I'd like to start a site where I may use frames. I was told some browsers do not support them; but I can't find a browser that doesn't !

Any ideas ?


----------



## didde (Oct 17, 2002)

basically every browser worth mentioning supports frames.

i think you have to dig down as deep to version 2.0's to find a browser incapable of displaying frames.


----------



## lurk (Oct 17, 2002)

One thing is that some browsers support frams but poorly.  My old favorite is lynx.  This is more significant than you would think since may screen reader applications are based on somehting like lynx and using frames can make your site very hard to navigate for the blind.

I am told that you can do everything frame like now days wiht CSS and the DIV tag but I don't know about that myself.  

-Eric


----------



## Rhino_G3 (Oct 17, 2002)

> _Originally posted by lurk _
> *
> I am told that you can do everything frame like now days wiht CSS and the DIV tag but I don't know about that myself.
> 
> -Eric *



I've seen really flaky CSS support in many browsers.  I'm not too sure about that myself either.  

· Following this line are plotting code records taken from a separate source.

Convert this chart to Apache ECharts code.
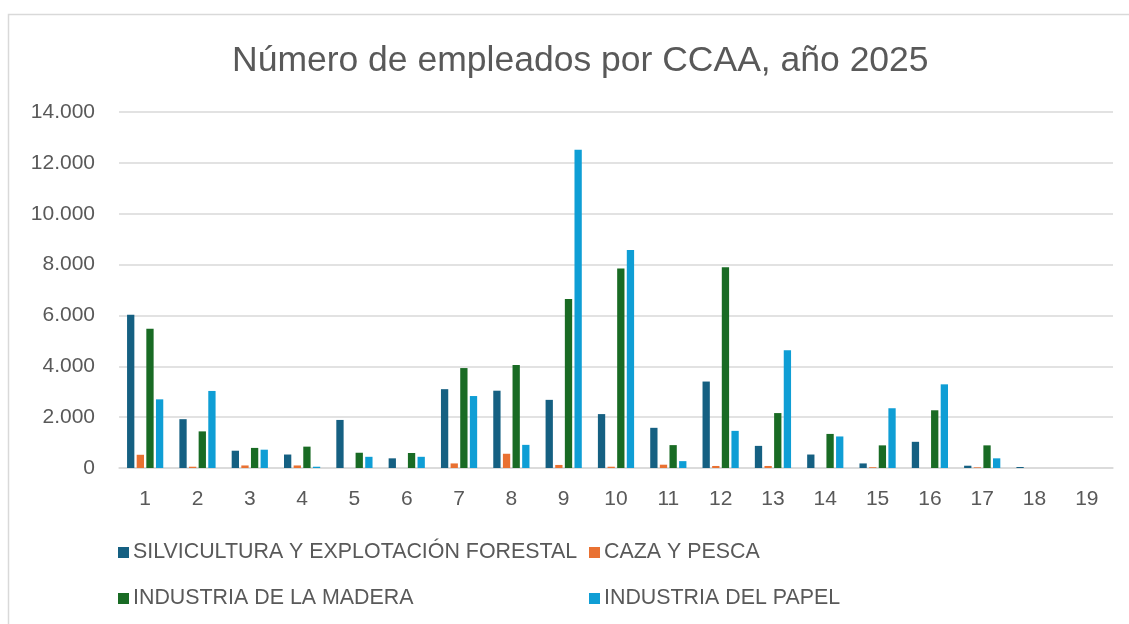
<!DOCTYPE html>
<html>
<head>
<meta charset="utf-8">
<script src="https://cdn.jsdelivr.net/npm/echarts@6/dist/echarts.min.js"></script>
<style>html,body{margin:0;padding:0;background:#fff;}#c{width:1129px;height:624px;}</style>
</head>
<body>
<div id="c"></div>
<script>
const categories = ['1','2','3','4','5','6','7','8','9','10','11','12','13','14','15','16','17','18','19'];
const silvicultura = [6030, 1920, 680, 530, 1890, 380, 3100, 3040, 2680, 2120, 1580, 3400, 870, 530, 180, 1030, 90, 40, 0];
const cazaPesca   = [520, 50, 100, 100, 0, 0, 180, 560, 120, 50, 130, 80, 80, 0, 30, 0, 25, 0, 0];
const madera      = [5480, 1440, 790, 840, 600, 590, 3930, 4050, 6650, 7850, 900, 7890, 2160, 1340, 890, 2270, 890, 0, 0];
const papel       = [2700, 3030, 720, 50, 440, 440, 2830, 910, 12520, 8570, 270, 1460, 4630, 1240, 2350, 3290, 380, 0, 0];
const seriesNames = ['SILVICULTURA Y EXPLOTACIÓN FORESTAL', 'CAZA Y PESCA', 'INDUSTRIA DE LA MADERA', 'INDUSTRIA DEL PAPEL'];
const yTicks = [0, 2000, 4000, 6000, 8000, 10000, 12000, 14000];

const colors = ['#156082', '#E97132', '#196B24', '#0F9ED5'];
const font = '"Liberation Sans", Arial, sans-serif';
const txt = '#595959';

const chart = echarts.init(document.getElementById('c'), null, {renderer: 'canvas'});
const fmt = v => String(v).replace(/\B(?=(\d{3})+(?!\d))/g, '.');
const dataSets = [silvicultura, cazaPesca, madera, papel];

chart.setOption({
  animation: false,
  backgroundColor: '#fff',
  graphic: [{
    type: 'rect', left: 6, top: 12, shape: {width: 1140, height: 640},
    style: {fill: 'none', stroke: '#d9d9d9', lineWidth: 1.5}, silent: true, z: -1
  }],
  title: {
    text: 'Número de empleados por CCAA, año 2025',
    left: 227, top: 38,
    textStyle: {fontFamily: font, fontSize: 35.5, fontWeight: 'normal', color: txt}
  },
  legend: [{
    orient: 'vertical', left: 113, top: 537, itemGap: 25,
    itemWidth: 11, itemHeight: 11, icon: 'rect',
    data: [seriesNames[0], seriesNames[2]],
    textStyle: {fontFamily: font, fontSize: 21.4, color: txt, padding: [0,0,0,-1]}
  }, {
    orient: 'vertical', left: 584, top: 537, itemGap: 25,
    itemWidth: 11, itemHeight: 11, icon: 'rect',
    data: [seriesNames[1], seriesNames[3]],
    textStyle: {fontFamily: font, fontSize: 21.4, color: txt, padding: [0,0,0,-1]}
  }],
  grid: {left: 119, right: 16, top: 112, bottom: 156, containLabel: false},
  xAxis: {
    type: 'category', data: categories,
    axisLine: {lineStyle: {color: '#d9d9d9', width: 1.5}},
    axisTick: {show: false},
    axisLabel: {fontFamily: font, fontSize: 21, color: txt, margin: 21}
  },
  yAxis: {
    type: 'value', min: yTicks[0], max: yTicks[yTicks.length-1], interval: 2000,
    axisLine: {show: false}, axisTick: {show: false},
    splitLine: {lineStyle: {color: '#d9d9d9', width: 1.5}},
    axisLabel: {fontFamily: font, fontSize: 21, color: txt, margin: 24, formatter: fmt}
  },
  series: seriesNames.map((n, i) => ({
    name: n, type: 'bar', data: dataSets[i],
    barWidth: 7.3, barGap: '32%',
    itemStyle: {color: colors[i]}
  }))
});
</script>
</body>
</html>
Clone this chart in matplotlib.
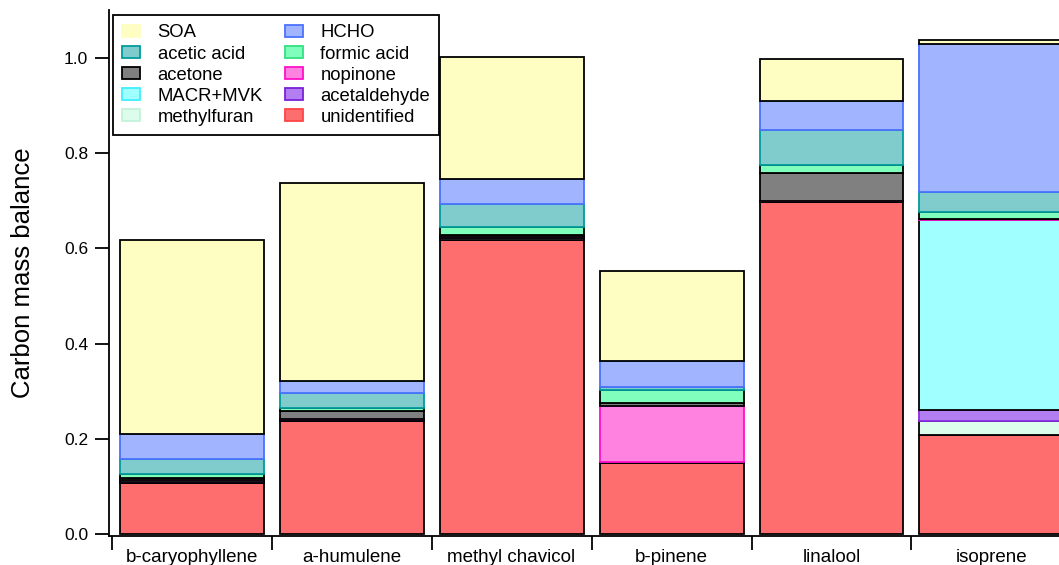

If the page is going to be widely dynamic, changing every few days I would say you might want to use CSS and DIV.  If the page is fairly static, with minimal changes, you could probably do without them.


----------



## Nummi_G4 (Oct 17, 2002)

correct, only 2.0 and older browsers dont really support frames. Of course there are some browsers that dont support the iFrame, which really ticks me off. But instead of frames, and CSS... you could use SSI.


----------



## toast (Oct 17, 2002)

iFrames look like a good solution. I'd like to aboid big splash logos at the top to load all the time. DIK (Design is Kinky - www.designiskinky.com) is a good example of a successful site with iframes. I'll try this myself.

Other question: I have Jaguar, so I have Apache installed. I'd like to make it support PHP3 / MySQL so I can install SPIP (it's a pubication system using PHP). How do I do please ?


----------



## Gnomo (Oct 17, 2002)

As an aspiring web developer I'd suggest that you  stay away from frames.  Not only are they bad for screen readers, but if you try to bookmark a page, you don't get the page you are on - you get the page that contains the frames, thus forcing your audience to return to the begining of you site and having to navigate back to the material they intended to bookmark.  Secondly, iFrames are not very well supported.  They render poorly in Mozilla, IE 5.2 for Mac, & Omni Web (haven't tried Opera or Lynx).  Anywho, with all that said and done, here are some links on how to install mysql and php on X.

MySQL: http://www.entropy.ch/software/macosx/mysql/

PHP: http://www.entropy.ch/software/macosx/php/

I think both of those sites have been updated for 10.2 and the PHP article is for PHP 4.  It comes with 10.2 it is just a matter of turning it on.  Plus I think it is better than php3.


----------



## toast (Oct 18, 2002)

Thanx for the links.

I have tried iframes in Mozilla, in IE5, in Omniweb, in Chimera, in Netscape. It's all fine. Except Netscape that slows down a bit (well, it's Netscape you know).

http://www.designiskinky.com shows the power of iframes. As another aspiring web designer, I trust those new technologies - I have abandoned the idea of simple frames some time ago.


----------